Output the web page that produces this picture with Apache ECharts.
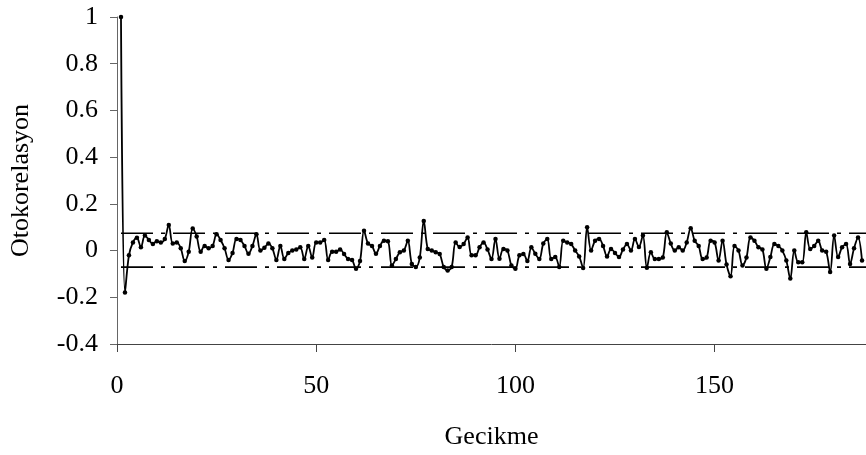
<!DOCTYPE html>
<html><head><meta charset="utf-8">
<script src="https://cdn.jsdelivr.net/npm/echarts@6/dist/echarts.min.js"></script>
<style>html,body{margin:0;padding:0;background:#fff}#c{width:866px;height:455px}</style>
</head><body><div id="c"></div>
<script>
// Autocorrelation values, lag 1..187
const acf = [
 1.0, -0.18, -0.02, 0.035, 0.055, 0.014, 0.065, 0.045, 0.028, 0.04,
 0.035, 0.05, 0.11, 0.03, 0.035, 0.01, -0.045, -0.005, 0.095, 0.06,
 -0.005, 0.02, 0.01, 0.02, 0.07, 0.045, 0.01, -0.04, -0.01, 0.05,
 0.045, 0.02, -0.014, 0.02, 0.07, 0.0, 0.012, 0.03, 0.01, -0.04,
 0.02, -0.036, -0.01, 0.0, 0.005, 0.014, -0.036, 0.02, -0.03, 0.035,
 0.035, 0.045, -0.04, -0.005, -0.005, 0.005, -0.015, -0.036, -0.04, -0.078,
 -0.045, 0.085, 0.03, 0.02, -0.014, 0.02, 0.042, 0.04, -0.064, -0.036,
 -0.007, 0.0, 0.042, -0.057, -0.07, -0.03, 0.127, 0.007, 0.0, -0.007,
 -0.015, -0.07, -0.085, -0.07, 0.035, 0.015, 0.028, 0.056, -0.02, -0.02,
 0.014, 0.035, 0.005, -0.036, 0.05, -0.035, 0.007, 0.0, -0.064, -0.078,
 -0.02, -0.015, -0.045, 0.014, -0.014, -0.036, 0.03, 0.05, -0.036, -0.028,
 -0.07, 0.042, 0.035, 0.028, 0.0, -0.025, -0.075, 0.1, 0.0, 0.042,
 0.05, 0.02, -0.025, 0.007, -0.01, -0.028, 0.005, 0.028, 0.0, 0.05,
 0.015, 0.064, -0.074, -0.007, -0.036, -0.036, -0.03, 0.078, 0.03, 0.0,
 0.014, 0.0, 0.035, 0.096, 0.042, 0.02, -0.036, -0.03, 0.042, 0.035,
 -0.043, 0.042, -0.06, -0.11, 0.02, 0.0, -0.064, -0.03, 0.056, 0.042,
 0.014, 0.005, -0.078, -0.028, 0.028, 0.02, 0.0, -0.043, -0.12, 0.0,
 -0.05, -0.05, 0.078, 0.007, 0.02, 0.042, 0.0, -0.005, -0.092, 0.064,
 -0.028, 0.014, 0.028, -0.057, 0.01, 0.056, -0.043
];
const lags = acf.map((_, i) => i + 1);
const upperBound = 0.074;
const lowerBound = -0.071;
const boundRange = [1, 188];
const yTicks = [-0.4, -0.2, 0, 0.2, 0.4, 0.6, 0.8, 1];

const font = 'Liberation Serif';
const fs = 26;
const chart = echarts.init(document.getElementById('c'));
chart.setOption({
  animation: false,
  backgroundColor: '#fff',
  grid: { left: 115, top: 17, width: 752, height: 331 },
  xAxis: {
    type: 'value', min: 0, max: 188, interval: 50,
    name: 'Gecikme', nameLocation: 'middle', nameGap: 80,
    nameTextStyle: { fontFamily: font, fontSize: fs, color: '#000' },
    axisLine: { onZero: false, lineStyle: { color: '#444', width: 1 } },
    axisTick: { show: true, length: 8, lineStyle: { color: '#444' } },
    axisLabel: { fontFamily: font, fontSize: fs, color: '#000', margin: 29, showMaxLabel: false },
    splitLine: { show: false }
  },
  yAxis: {
    type: 'value', min: yTicks[0], max: yTicks[yTicks.length - 1], interval: 0.2,
    name: 'Otokorelasyon', nameLocation: 'middle', nameGap: 83, nameRotate: 90,
    nameTextStyle: { fontFamily: font, fontSize: fs, color: '#000' },
    axisLine: { show: true, lineStyle: { color: '#666', width: 1 } },
    axisTick: { show: true, length: 7, lineStyle: { color: '#666' } },
    axisLabel: { fontFamily: font, fontSize: fs, color: '#000', margin: 19,
      formatter: v => String(Math.round(v * 10) / 10) },
    splitLine: { show: false }
  },
  series: [
    {
      type: 'line', data: lags.map((l, i) => [l, acf[i]]),
      smooth: 0.35, symbol: 'circle', symbolSize: 4.5,
      itemStyle: { color: '#000' }, lineStyle: { color: '#000', width: 1.8 },
      z: 3
    },
    {
      type: 'line', data: boundRange.map(x => [x, upperBound]), symbol: 'none',
      lineStyle: { color: '#000', width: 1.6, type: [32, 8, 4, 8] }, z: 2
    },
    {
      type: 'line', data: boundRange.map(x => [x, lowerBound]), symbol: 'none',
      lineStyle: { color: '#000', width: 1.6, type: [32, 8, 4, 8] }, z: 2
    }
  ]
});
</script></body></html>
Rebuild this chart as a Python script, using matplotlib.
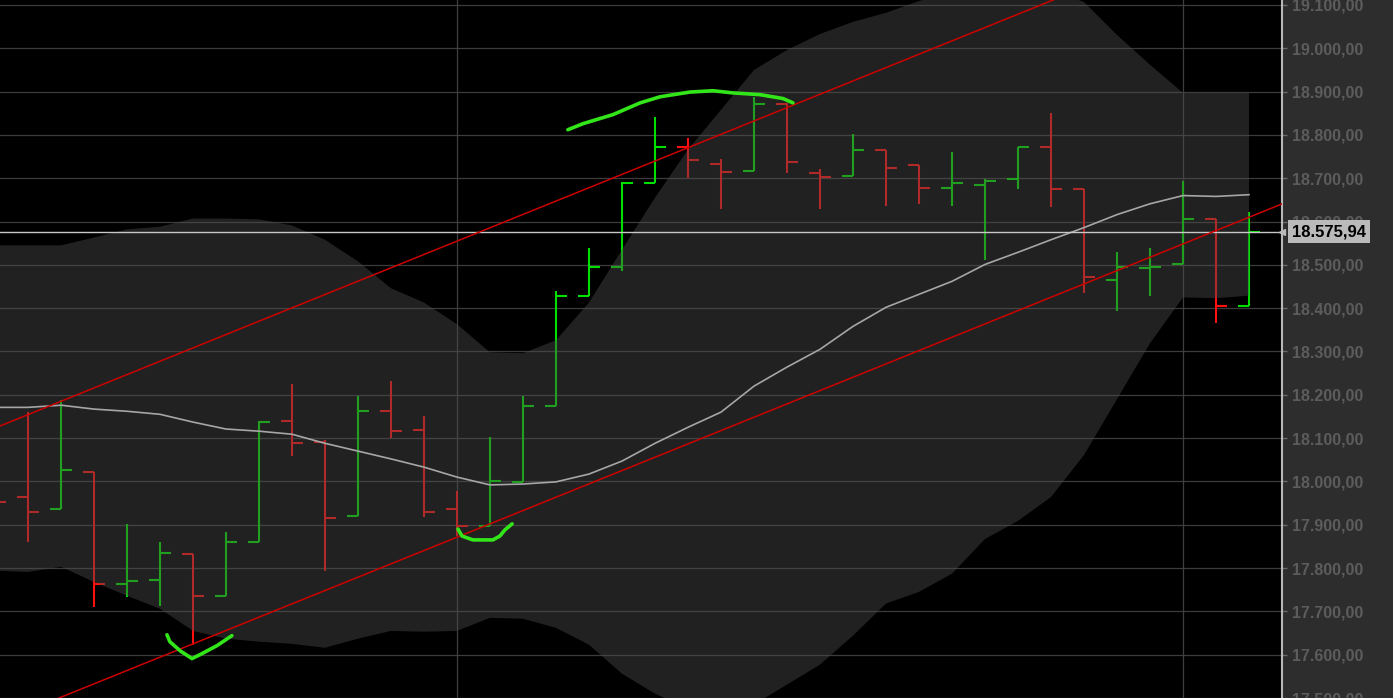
import matplotlib
matplotlib.use("Agg")
import matplotlib.pyplot as plt
from matplotlib.ticker import FuncFormatter
import numpy as np

plt.rcParams['font.family'] = ['Liberation Sans', 'DejaVu Sans']

# one OHLC bar per period, first bar sits just left of the visible area
opens = [18005, 17964, 17936, 18022, 17764, 17773, 17833, 17736, 17860, 18139,
         18091, 17920, 18162, 18118, 17936, 17897, 17999, 18174, 18429, 18496,
         18688, 18773, 18734, 18717, 18872, 18711, 18706, 18766, 18731, 18678,
         18685, 18699, 18773, 18676, 18464, 18492, 18503, 18607, 18406]
highs = [18030, 18160, 18188, 18022, 17902, 17860, 17833, 17883, 18139, 18224,
         18095, 18197, 18231, 18151, 17978, 18102, 18197, 18439, 18538, 18692,
         18842, 18794, 18745, 18888, 18874, 18722, 18803, 18766, 18731, 18761,
         18699, 18773, 18851, 18676, 18529, 18538, 18694, 18607, 18621]
lows = [17910, 17860, 17936, 17711, 17734, 17713, 17623, 17736, 17860, 18059,
        17794, 17920, 18100, 17918, 17874, 17897, 17999, 18174, 18427, 18485,
        18688, 18701, 18628, 18717, 18713, 18628, 18706, 18637, 18641, 18637,
        18512, 18676, 18634, 18436, 18393, 18427, 18503, 18365, 18406]
closes = [17953, 17930, 18026, 17764, 17771, 17835, 17736, 17860, 18137, 18088,
          17916, 18162, 18116, 17930, 17897, 18001, 18174, 18427, 18496, 18688,
          18773, 18743, 18715, 18872, 18738, 18704, 18766, 18724, 18678, 18690,
          18694, 18773, 18676, 18471, 18496, 18496, 18607, 18404, 18575.94]

# 20 period moving average and bollinger bands
ma20 = [18171, 18171, 18176, 18167, 18162, 18155, 18137, 18121, 18116, 18109,
        18088, 18070, 18052, 18033, 18010, 17992, 17994, 17999, 18017, 18047,
        18088, 18125, 18160, 18220, 18264, 18305, 18358, 18402, 18432, 18462,
        18501, 18529, 18558, 18586, 18616, 18641, 18660, 18658, 18662]
bb_upper = [18545, 18545, 18545, 18563, 18582, 18588, 18607, 18607, 18605, 18591,
            18558, 18508, 18446, 18413, 18363, 18298, 18296, 18326, 18413, 18535,
            18655, 18766, 18858, 18950, 18996, 19033, 19061, 19082, 19109, 19130,
            19139, 19139, 19135, 19107, 19031, 18962, 18897, 18897, 18897]
bb_lower = [17794, 17791, 17803, 17768, 17736, 17706, 17655, 17637, 17630, 17625,
            17616, 17637, 17655, 17653, 17655, 17685, 17683, 17662, 17623, 17556,
            17510, 17476, 17462, 17485, 17531, 17577, 17644, 17718, 17745, 17787,
            17867, 17909, 17964, 18061, 18190, 18319, 18425, 18423, 18429]

last_price = 18575.94
price_ticks = [17500, 17600, 17700, 17800, 17900, 18000, 18100, 18200,
               18300, 18400, 18500, 18600, 18700, 18800, 18900, 19000, 19100]

# channel anchors (bar index, price)
channel_low = [(5, 17625), (14, 17902)]
channel_high = [(1, 18185), (23, 18863)]

# hand drawn marks (bar index, price)
mark_left = [(4.21, 17646), (4.30, 17630), (4.61, 17609), (4.97, 17591),
             (5.21, 17600), (5.73, 17621), (6.18, 17644)]
mark_mid = [(13.03, 17890), (13.15, 17874), (13.48, 17865), (14.09, 17865),
            (14.30, 17874), (14.45, 17888), (14.67, 17902)]
mark_top = [(16.36, 18812), (16.82, 18826), (17.73, 18847), (18.55, 18874),
            (19.15, 18888), (20.06, 18899), (20.76, 18902), (21.36, 18897),
            (22.18, 18893), (22.88, 18884), (23.18, 18874)]

GREEN = '#00e000'
RED = '#ff1010'


def de_fmt(v):
    # 18575.94 -> 18.575,94
    return f"{v:,.2f}".replace(',', 'X').replace('.', ',').replace('X', '.')


fig = plt.figure(figsize=(13.93, 6.98), dpi=100, facecolor='#2d2d2d')
ax = fig.add_axes([0, 0, 1282 / 1393, 1])
ax.set_facecolor('black')

x = np.arange(len(opens)) - 1
cols = [GREEN if c >= o else RED for o, c in zip(opens, closes)]

# bars
ax.vlines(x, lows, highs, colors=cols, lw=1.5, zorder=2)
ax.hlines(opens, x - 0.33, x, colors=cols, lw=1.5, zorder=2)
ax.hlines(closes, x, x + 0.33, colors=cols, lw=1.5, zorder=2)

# band is a see-through layer on top of the bars
ax.fill_between(x, bb_lower, bb_upper, color='#4c4c4c', alpha=0.44, lw=0, zorder=3)
ax.plot(x, ma20, color='#a6a6a6', lw=1.2, zorder=4)

xlim = (-0.848, 38.0)
ylim = (17503, 19111.5)

# trend channel
for (x0, p0), (x1, p1) in (channel_low, channel_high):
    k = (p1 - p0) / (x1 - x0)
    ax.plot(xlim, [p0 + k * (xlim[0] - x0), p0 + k * (xlim[1] - x0)],
            color='#cc0000', lw=1.1, zorder=5)

ax.axhline(last_price, color='#c8c8c8', lw=1.0, zorder=4)

for m in (mark_left, mark_mid, mark_top):
    mx, my = zip(*m)
    ax.plot(mx, my, color='#33e61a', lw=2.6, solid_capstyle='round',
            solid_joinstyle='round', zorder=6)

ax.set_xlim(xlim)
ax.set_ylim(ylim)

# grid
for p in price_ticks:
    ax.axhline(p, color='#3c3c3c', lw=0.9, zorder=1)
for v in (13, 35):
    ax.axvline(v, color='#3f3f3f', lw=0.9, zorder=1)

ax.set_xticks([])
ax.yaxis.tick_right()
ax.set_yticks(price_ticks)
ax.yaxis.set_major_formatter(FuncFormatter(lambda v, pos: de_fmt(v)))
ax.tick_params(axis='y', colors='#6a6a6a', labelcolor='#5c5c5c', length=3.6,
               width=1, pad=3.5, labelsize=11.5)
for lab in ax.get_yticklabels():
    lab.set_fontweight('bold')

for s in ('top', 'left', 'bottom'):
    ax.spines[s].set_visible(False)
ax.spines['right'].set_color('#b8b8b8')
ax.spines['right'].set_linewidth(1.5)

ax.annotate(de_fmt(last_price), xy=(1, last_price), xycoords=('axes fraction', 'data'),
            xytext=(7.4, 0), textcoords='offset points', ha='left', va='center',
            fontsize=12, fontweight='bold', color='black', annotation_clip=False,
            bbox=dict(boxstyle='square,pad=0.24', fc='#bababa', ec='none'), zorder=10)
ax.plot([1.0], [last_price], marker='<', color='#bababa', markersize=4,
        transform=ax.get_yaxis_transform(), clip_on=False, zorder=10)

fig.savefig('out.png', dpi=100, facecolor=fig.get_facecolor())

• • • • • • •

Brief → Above are some entries. Restate word for word the lines from the one holding "Rebuild this chart" through the one holding "plt.rcParams['font.family'] = ['Liberation", but not the pictures.

Result of the exercise →
Rebuild this chart as a Python script, using matplotlib.
import matplotlib
matplotlib.use("Agg")
import matplotlib.pyplot as plt
from matplotlib.ticker import FuncFormatter
import numpy as np

plt.rcParams['font.family'] = ['Liberation Sans', 'DejaVu Sans']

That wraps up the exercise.